For centuries, pilgrims searching the Himalayan foothills for the birthplace of Lord Buddha were sent in two contrary directions: India and Nepal. But now the dispute over where the Buddha was born 2,000 years ago may have been solved.

Archaeologists have discovered a stone which marks the Buddha's birthplace under an ancient temple in south-western Nepal.

Archaeologists from Nepal, India, Pakistan, Sri Lanka and Japan unearthed the evidence nine months ago, but the Nepali authorities delayed making the announcement until more experts had been consulted. Nepal's Prime Minister, Sher Bahadur Deuba, said: "The discovery proves that Lord Buddha was born at this sacred place."

Relics were excavated from a chamber 16ft under the Mayadevi temple in Lumbini, 200 miles south-west of Nepal's capital, Kathmandu, which archaeologists say proves that this was where Buddha was born.

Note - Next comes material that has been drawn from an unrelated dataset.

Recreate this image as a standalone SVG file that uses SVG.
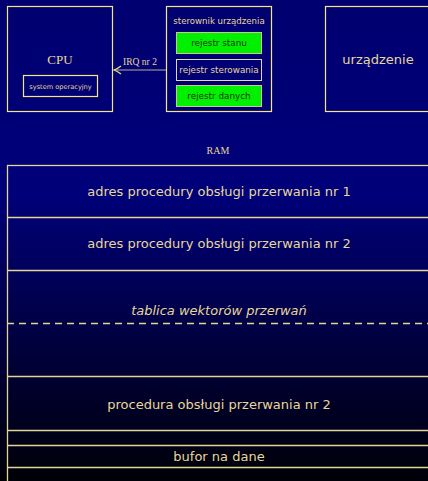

Buddhism has 300 million followers around the world, mainly in Asia, who know by heart the story of how Buddha was born while his mother, Queen Mayadevi, was travelling towards her parents' home in Rangram, located in Nepal's Nawalparasi district, when she felt birth pains. Passing through Lumbini, she went into labour, bathed in a sacred pond and then walked 25 paces into a grove of trees to deliver her child. Buddhists believe that the baby sprang out and miraculously took seven steps.

Nepali officials claim that a commemorative stone was found exactly 25 steps from the pond.

Lok Darshan Bajracharya, former chairman of the Lumbini Development Trust, said: "It proves the authenticity of the descriptions given in Buddhist literature and religious texts about the exact spot where the Lord was born."

Some scholars, however, had insisted that Buddha was born across the Indian border in what is now the eastern part of Uttar Pradesh state. Buddhists believe that Buddha, or Prince Siddhartha Gautama as he was known, was destined by soothsayers to become either a great ruler or, if he were to witness great suffering, a religious leader.

His princely father wanted him to become a conqueror and tried to shield his son from life's ills. But the young prince slipped out of the palace one day and realised for the first time the reality of suffering, old age, sickness and death. Aged 29, he renounced his family and fled his palace.

As a wandering beggar, he searched far and long for the truth, and most of the places where he gave his sermons are located in what is now India.

The stone marking the Buddha's birthplace in Lumbini was found atop a layered brick platform dating back to the era of Emperor Ashoka, who visited Lumbini nearly 400 years after Queen Maya walked from the sacred pond into the forest and delivered her son.